#### Objective
Please write the listing below out again exactly, leaving every picture behind.

#### Stored data
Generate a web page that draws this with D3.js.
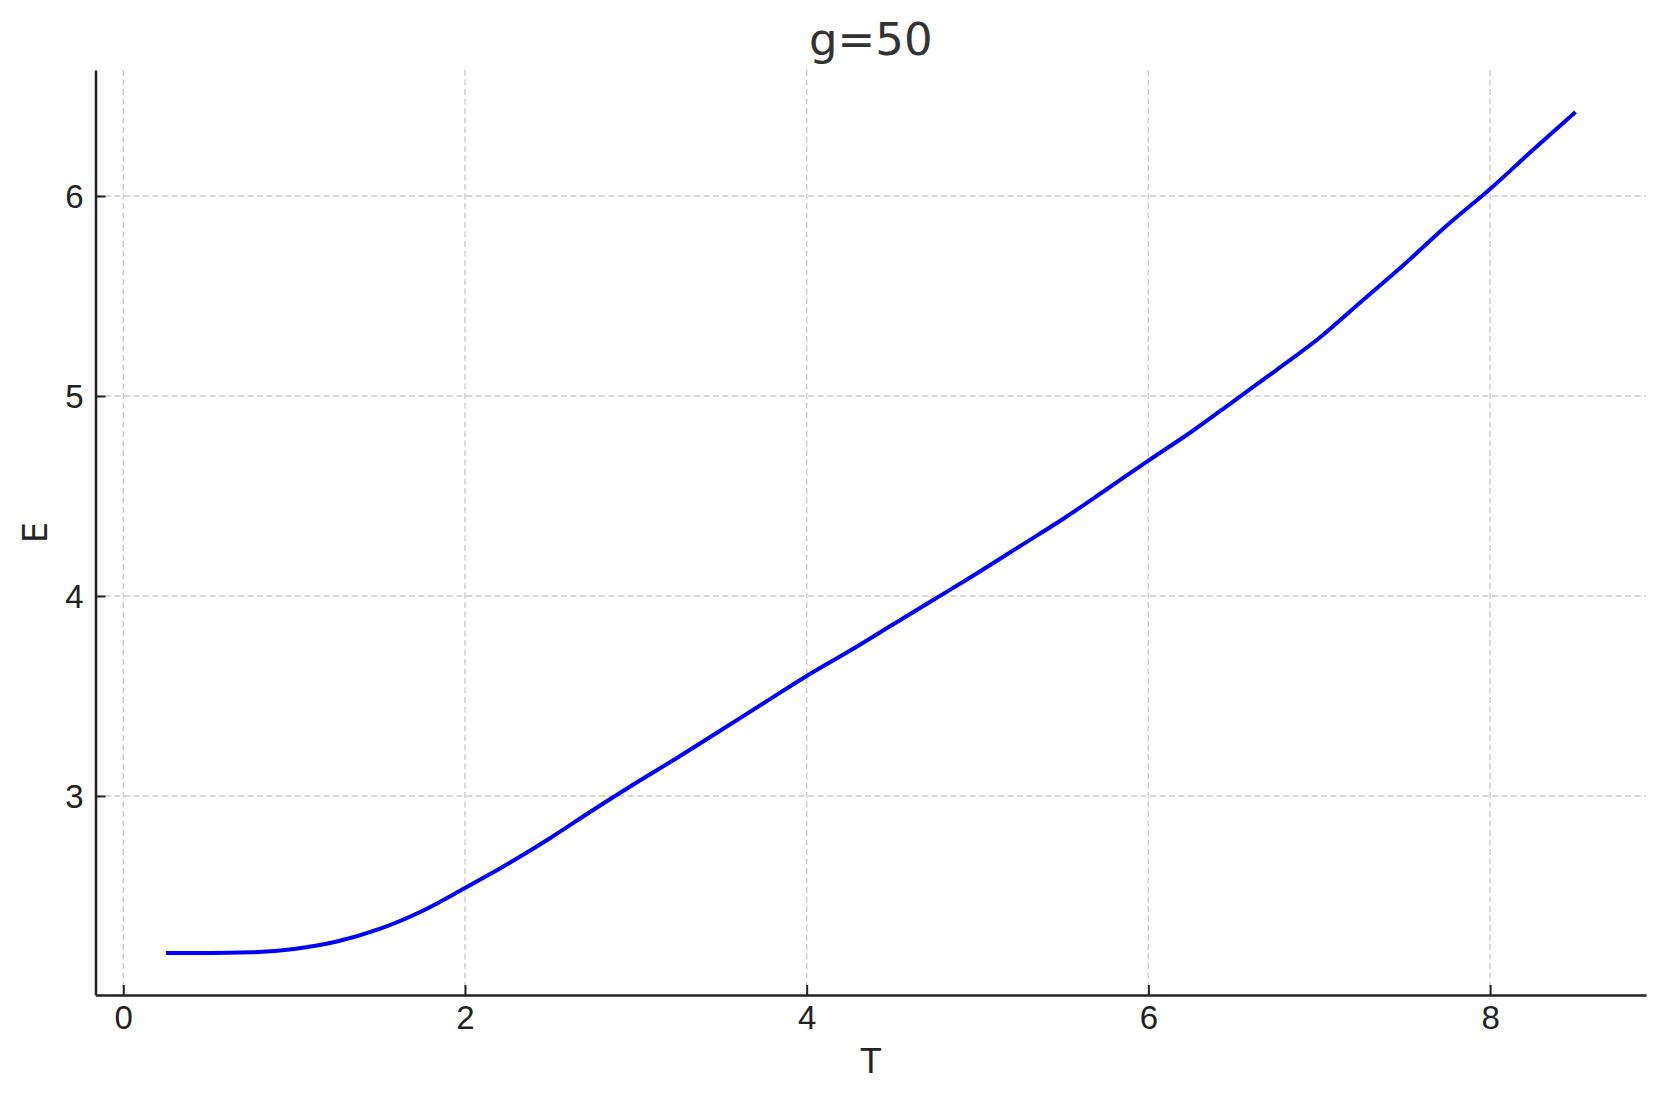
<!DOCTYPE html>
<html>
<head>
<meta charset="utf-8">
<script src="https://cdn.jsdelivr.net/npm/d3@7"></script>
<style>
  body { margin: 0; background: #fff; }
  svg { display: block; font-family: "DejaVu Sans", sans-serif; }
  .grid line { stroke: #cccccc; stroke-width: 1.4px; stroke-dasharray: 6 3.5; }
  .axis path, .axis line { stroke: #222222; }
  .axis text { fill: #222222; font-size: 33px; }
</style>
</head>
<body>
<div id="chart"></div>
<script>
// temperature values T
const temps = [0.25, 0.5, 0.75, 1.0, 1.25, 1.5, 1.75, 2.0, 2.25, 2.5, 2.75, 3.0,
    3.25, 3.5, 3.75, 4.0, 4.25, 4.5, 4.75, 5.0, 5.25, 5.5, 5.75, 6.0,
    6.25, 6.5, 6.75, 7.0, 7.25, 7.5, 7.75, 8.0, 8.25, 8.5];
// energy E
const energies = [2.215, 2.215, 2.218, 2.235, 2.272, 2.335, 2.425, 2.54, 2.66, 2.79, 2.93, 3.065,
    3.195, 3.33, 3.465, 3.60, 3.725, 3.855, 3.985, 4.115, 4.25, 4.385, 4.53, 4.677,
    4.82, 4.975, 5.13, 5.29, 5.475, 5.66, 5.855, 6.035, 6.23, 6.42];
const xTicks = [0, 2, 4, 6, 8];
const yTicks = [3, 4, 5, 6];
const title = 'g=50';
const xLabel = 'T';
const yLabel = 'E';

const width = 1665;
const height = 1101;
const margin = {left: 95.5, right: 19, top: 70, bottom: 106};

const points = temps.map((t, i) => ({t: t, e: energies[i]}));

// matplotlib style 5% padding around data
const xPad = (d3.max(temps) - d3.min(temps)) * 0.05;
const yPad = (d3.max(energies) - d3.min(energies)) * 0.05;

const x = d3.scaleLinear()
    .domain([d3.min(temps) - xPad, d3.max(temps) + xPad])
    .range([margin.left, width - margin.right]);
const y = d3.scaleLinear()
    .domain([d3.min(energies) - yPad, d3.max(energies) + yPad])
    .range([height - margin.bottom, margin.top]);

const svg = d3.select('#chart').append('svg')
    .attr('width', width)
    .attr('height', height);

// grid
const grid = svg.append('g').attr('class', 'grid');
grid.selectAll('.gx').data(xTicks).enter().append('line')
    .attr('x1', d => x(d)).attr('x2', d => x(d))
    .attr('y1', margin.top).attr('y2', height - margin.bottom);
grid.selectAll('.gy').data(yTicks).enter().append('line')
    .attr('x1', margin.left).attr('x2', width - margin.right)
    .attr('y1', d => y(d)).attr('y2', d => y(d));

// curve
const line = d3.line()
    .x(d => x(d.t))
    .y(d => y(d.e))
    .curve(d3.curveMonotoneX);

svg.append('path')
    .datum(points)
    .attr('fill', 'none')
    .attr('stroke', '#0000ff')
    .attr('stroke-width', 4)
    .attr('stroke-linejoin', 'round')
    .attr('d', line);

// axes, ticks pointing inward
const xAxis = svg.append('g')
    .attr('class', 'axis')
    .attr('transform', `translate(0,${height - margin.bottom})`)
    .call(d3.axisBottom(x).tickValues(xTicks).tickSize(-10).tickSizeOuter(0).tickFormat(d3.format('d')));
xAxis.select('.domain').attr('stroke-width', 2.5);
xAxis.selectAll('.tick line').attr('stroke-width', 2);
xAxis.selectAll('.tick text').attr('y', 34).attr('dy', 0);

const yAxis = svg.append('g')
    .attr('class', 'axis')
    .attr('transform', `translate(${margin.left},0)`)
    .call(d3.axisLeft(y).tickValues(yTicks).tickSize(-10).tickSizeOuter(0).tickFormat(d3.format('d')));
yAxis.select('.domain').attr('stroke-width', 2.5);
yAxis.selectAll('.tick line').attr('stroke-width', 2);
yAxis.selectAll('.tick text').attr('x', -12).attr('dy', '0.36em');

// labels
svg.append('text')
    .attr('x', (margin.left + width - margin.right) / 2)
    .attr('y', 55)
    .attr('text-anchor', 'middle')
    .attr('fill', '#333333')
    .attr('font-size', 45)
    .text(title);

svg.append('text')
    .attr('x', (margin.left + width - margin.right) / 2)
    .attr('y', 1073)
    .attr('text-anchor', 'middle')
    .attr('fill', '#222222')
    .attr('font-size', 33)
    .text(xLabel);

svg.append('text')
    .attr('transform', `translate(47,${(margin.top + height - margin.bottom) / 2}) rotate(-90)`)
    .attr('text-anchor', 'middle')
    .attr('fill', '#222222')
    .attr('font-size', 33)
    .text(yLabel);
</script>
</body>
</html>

#### Solution for this exercise
Generate a web page that draws this with D3.js.
<!DOCTYPE html>
<html>
<head>
<meta charset="utf-8">
<script src="https://cdn.jsdelivr.net/npm/d3@7"></script>
<style>
  body { margin: 0; background: #fff; }
  svg { display: block; font-family: "DejaVu Sans", sans-serif; }
  .grid line { stroke: #cccccc; stroke-width: 1.4px; stroke-dasharray: 6 3.5; }
  .axis path, .axis line { stroke: #222222; }
  .axis text { fill: #222222; font-size: 33px; }
</style>
</head>
<body>
<div id="chart"></div>
<script>
// temperature values T
const temps = [0.25, 0.5, 0.75, 1.0, 1.25, 1.5, 1.75, 2.0, 2.25, 2.5, 2.75, 3.0,
    3.25, 3.5, 3.75, 4.0, 4.25, 4.5, 4.75, 5.0, 5.25, 5.5, 5.75, 6.0,
    6.25, 6.5, 6.75, 7.0, 7.25, 7.5, 7.75, 8.0, 8.25, 8.5];
// energy E
const energies = [2.215, 2.215, 2.218, 2.235, 2.272, 2.335, 2.425, 2.54, 2.66, 2.79, 2.93, 3.065,
    3.195, 3.33, 3.465, 3.60, 3.725, 3.855, 3.985, 4.115, 4.25, 4.385, 4.53, 4.677,
    4.82, 4.975, 5.13, 5.29, 5.475, 5.66, 5.855, 6.035, 6.23, 6.42];
const xTicks = [0, 2, 4, 6, 8];
const yTicks = [3, 4, 5, 6];
const title = 'g=50';
const xLabel = 'T';
const yLabel = 'E';

const width = 1665;
const height = 1101;
const margin = {left: 95.5, right: 19, top: 70, bottom: 106};

const points = temps.map((t, i) => ({t: t, e: energies[i]}));

// matplotlib style 5% padding around data
const xPad = (d3.max(temps) - d3.min(temps)) * 0.05;
const yPad = (d3.max(energies) - d3.min(energies)) * 0.05;

const x = d3.scaleLinear()
    .domain([d3.min(temps) - xPad, d3.max(temps) + xPad])
    .range([margin.left, width - margin.right]);
const y = d3.scaleLinear()
    .domain([d3.min(energies) - yPad, d3.max(energies) + yPad])
    .range([height - margin.bottom, margin.top]);

const svg = d3.select('#chart').append('svg')
    .attr('width', width)
    .attr('height', height);

// grid
const grid = svg.append('g').attr('class', 'grid');
grid.selectAll('.gx').data(xTicks).enter().append('line')
    .attr('x1', d => x(d)).attr('x2', d => x(d))
    .attr('y1', margin.top).attr('y2', height - margin.bottom);
grid.selectAll('.gy').data(yTicks).enter().append('line')
    .attr('x1', margin.left).attr('x2', width - margin.right)
    .attr('y1', d => y(d)).attr('y2', d => y(d));

// curve
const line = d3.line()
    .x(d => x(d.t))
    .y(d => y(d.e))
    .curve(d3.curveMonotoneX);

svg.append('path')
    .datum(points)
    .attr('fill', 'none')
    .attr('stroke', '#0000ff')
    .attr('stroke-width', 4)
    .attr('stroke-linejoin', 'round')
    .attr('d', line);

// axes, ticks pointing inward
const xAxis = svg.append('g')
    .attr('class', 'axis')
    .attr('transform', `translate(0,${height - margin.bottom})`)
    .call(d3.axisBottom(x).tickValues(xTicks).tickSize(-10).tickSizeOuter(0).tickFormat(d3.format('d')));
xAxis.select('.domain').attr('stroke-width', 2.5);
xAxis.selectAll('.tick line').attr('stroke-width', 2);
xAxis.selectAll('.tick text').attr('y', 34).attr('dy', 0);

const yAxis = svg.append('g')
    .attr('class', 'axis')
    .attr('transform', `translate(${margin.left},0)`)
    .call(d3.axisLeft(y).tickValues(yTicks).tickSize(-10).tickSizeOuter(0).tickFormat(d3.format('d')));
yAxis.select('.domain').attr('stroke-width', 2.5);
yAxis.selectAll('.tick line').attr('stroke-width', 2);
yAxis.selectAll('.tick text').attr('x', -12).attr('dy', '0.36em');

// labels
svg.append('text')
    .attr('x', (margin.left + width - margin.right) / 2)
    .attr('y', 55)
    .attr('text-anchor', 'middle')
    .attr('fill', '#333333')
    .attr('font-size', 45)
    .text(title);

svg.append('text')
    .attr('x', (margin.left + width - margin.right) / 2)
    .attr('y', 1073)
    .attr('text-anchor', 'middle')
    .attr('fill', '#222222')
    .attr('font-size', 33)
    .text(xLabel);

svg.append('text')
    .attr('transform', `translate(47,${(margin.top + height - margin.bottom) / 2}) rotate(-90)`)
    .attr('text-anchor', 'middle')
    .attr('fill', '#222222')
    .attr('font-size', 33)
    .text(yLabel);
</script>
</body>
</html>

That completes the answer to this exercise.